Rockies Just Want Healthy Year From Gomez





SCOTTSDALE, ARIZ.—During spring training last year, Rockies coach Rich Dauer, who instructs the infielders, made an assessment about shortstop Hector Gomez that was both glowing and, in retrospect, haunting.

"He's really a tremendous kid, loves to work, loves to learn but he hasn't been on the field the last couple years long enough," Dauer said. "If he would have played the last couple years, I wouldn't be surprised if he'd be pushing for a major league job."

Alas, the often-injured Gomez was limited by a back injury to 104 at-bats last year and was scratched from the Arizona Fall League. He also had to deal with the death of his newborn son last June. But based on Gomez's condition at the outset of spring training, maybe the worst is over.

"He is full-go in terms of his health," farm director Marc Gustafson said. "He looks great. He's moving around well. He's swinging the bat well. Everything is pain free."
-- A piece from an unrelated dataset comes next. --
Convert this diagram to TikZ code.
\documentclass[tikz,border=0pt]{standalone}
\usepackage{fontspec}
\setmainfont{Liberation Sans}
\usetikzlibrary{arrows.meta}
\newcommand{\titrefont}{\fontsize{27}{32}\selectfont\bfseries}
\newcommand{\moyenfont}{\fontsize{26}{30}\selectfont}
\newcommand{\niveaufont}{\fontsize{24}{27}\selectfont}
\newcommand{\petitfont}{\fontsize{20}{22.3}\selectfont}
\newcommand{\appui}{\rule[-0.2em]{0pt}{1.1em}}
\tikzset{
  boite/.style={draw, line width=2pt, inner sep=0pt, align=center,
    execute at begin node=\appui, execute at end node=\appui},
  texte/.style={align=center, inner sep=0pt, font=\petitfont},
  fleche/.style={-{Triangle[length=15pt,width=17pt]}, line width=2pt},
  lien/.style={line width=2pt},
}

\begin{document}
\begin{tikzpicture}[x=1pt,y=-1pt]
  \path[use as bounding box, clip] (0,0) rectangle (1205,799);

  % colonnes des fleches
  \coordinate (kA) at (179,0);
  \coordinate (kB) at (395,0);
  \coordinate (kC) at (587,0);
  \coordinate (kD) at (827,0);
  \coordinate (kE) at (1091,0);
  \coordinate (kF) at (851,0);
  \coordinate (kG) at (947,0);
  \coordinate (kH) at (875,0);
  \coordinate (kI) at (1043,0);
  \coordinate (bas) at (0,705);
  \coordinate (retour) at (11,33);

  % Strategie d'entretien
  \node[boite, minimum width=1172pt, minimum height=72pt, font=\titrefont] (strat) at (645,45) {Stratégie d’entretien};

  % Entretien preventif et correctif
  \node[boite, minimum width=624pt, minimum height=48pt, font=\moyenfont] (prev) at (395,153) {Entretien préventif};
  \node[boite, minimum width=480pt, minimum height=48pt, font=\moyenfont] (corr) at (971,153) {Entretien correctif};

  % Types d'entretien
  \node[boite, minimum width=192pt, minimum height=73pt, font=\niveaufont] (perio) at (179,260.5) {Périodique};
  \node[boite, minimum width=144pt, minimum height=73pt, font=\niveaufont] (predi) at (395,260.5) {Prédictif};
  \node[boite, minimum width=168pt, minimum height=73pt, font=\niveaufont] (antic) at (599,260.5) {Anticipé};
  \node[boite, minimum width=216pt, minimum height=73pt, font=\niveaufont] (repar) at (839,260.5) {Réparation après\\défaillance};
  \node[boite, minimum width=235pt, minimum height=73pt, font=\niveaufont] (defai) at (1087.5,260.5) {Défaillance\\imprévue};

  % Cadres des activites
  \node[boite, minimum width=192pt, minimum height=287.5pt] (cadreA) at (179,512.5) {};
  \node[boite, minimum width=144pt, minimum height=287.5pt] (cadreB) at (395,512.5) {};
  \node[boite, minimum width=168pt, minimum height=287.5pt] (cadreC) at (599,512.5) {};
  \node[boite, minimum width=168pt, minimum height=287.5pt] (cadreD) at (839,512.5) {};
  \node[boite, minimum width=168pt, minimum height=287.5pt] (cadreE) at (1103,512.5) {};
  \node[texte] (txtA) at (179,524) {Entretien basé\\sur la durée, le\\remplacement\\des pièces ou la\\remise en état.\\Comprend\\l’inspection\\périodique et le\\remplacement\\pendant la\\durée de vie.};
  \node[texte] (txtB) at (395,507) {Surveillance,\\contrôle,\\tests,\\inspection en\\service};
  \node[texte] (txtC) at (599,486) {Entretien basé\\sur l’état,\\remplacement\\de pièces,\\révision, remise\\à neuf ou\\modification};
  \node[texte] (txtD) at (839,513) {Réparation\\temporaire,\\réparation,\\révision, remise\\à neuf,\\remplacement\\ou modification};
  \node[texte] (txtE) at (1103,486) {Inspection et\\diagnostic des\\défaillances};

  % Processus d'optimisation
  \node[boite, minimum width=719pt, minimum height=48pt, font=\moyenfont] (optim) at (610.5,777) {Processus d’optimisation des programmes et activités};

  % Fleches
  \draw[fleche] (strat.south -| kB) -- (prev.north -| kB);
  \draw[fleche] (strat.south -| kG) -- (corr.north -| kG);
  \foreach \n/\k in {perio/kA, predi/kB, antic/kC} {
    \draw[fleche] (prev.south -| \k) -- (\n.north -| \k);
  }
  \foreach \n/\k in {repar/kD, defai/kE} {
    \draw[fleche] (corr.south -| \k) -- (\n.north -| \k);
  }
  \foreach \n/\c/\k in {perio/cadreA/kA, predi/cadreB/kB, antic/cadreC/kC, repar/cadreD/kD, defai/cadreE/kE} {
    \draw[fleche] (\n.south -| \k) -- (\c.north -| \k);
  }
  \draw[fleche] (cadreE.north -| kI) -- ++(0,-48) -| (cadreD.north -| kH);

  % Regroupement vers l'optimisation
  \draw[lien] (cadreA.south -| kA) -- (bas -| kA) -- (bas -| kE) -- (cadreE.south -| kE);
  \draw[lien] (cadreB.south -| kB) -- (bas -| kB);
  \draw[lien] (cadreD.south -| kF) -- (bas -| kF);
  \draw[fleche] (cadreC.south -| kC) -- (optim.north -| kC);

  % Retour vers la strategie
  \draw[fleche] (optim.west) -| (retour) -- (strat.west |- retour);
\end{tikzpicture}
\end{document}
Gomez injured his back in Double-A Tulsa's second game last season. Overextending himself during his rehab, he developed a stress fracture in his lower back.

In the past three seasons, Gomez, 23, has just 445 at-bats due to a stress fracture in his left shin, Tommy John surgery and a groin injury in addition to his woes last year.

Gomez is scheduled to begin this year back at Tulsa playing shortstop. He's capable of playing third base as well as second, where he'll likely end up with Troy Tulowitzki entrenched at shortstop, but any position switch is down the road.

Gomez has had 500 at-bats in just one season—2007 at low Class A Asheville—and the Rockies would love to see him cross that threshold this year.

"He needs to be on the field every day," Gustafson said. "We've talked to him about that. And the focus that he has right now, he's in a good place.

"He is a very, very talented player. You can't try to do more than what you're capable of, and with him, it's just a matter of playing."

ROCKY ROADS

• Lefthanders Rex Brothers and Keith Weiser, righthanders Alan Johnson and Adam Jorgenson, shortstop Thomas Field, first baseman Ben Paulsen and outfielders Charlie Blackmon and Tim Wheeler, all homegrown, are in their initial big league camp.

• Third baseman Darin Holcomb, who was sidelined last season with back trouble, has been swinging without pain in preparation for minor league camp.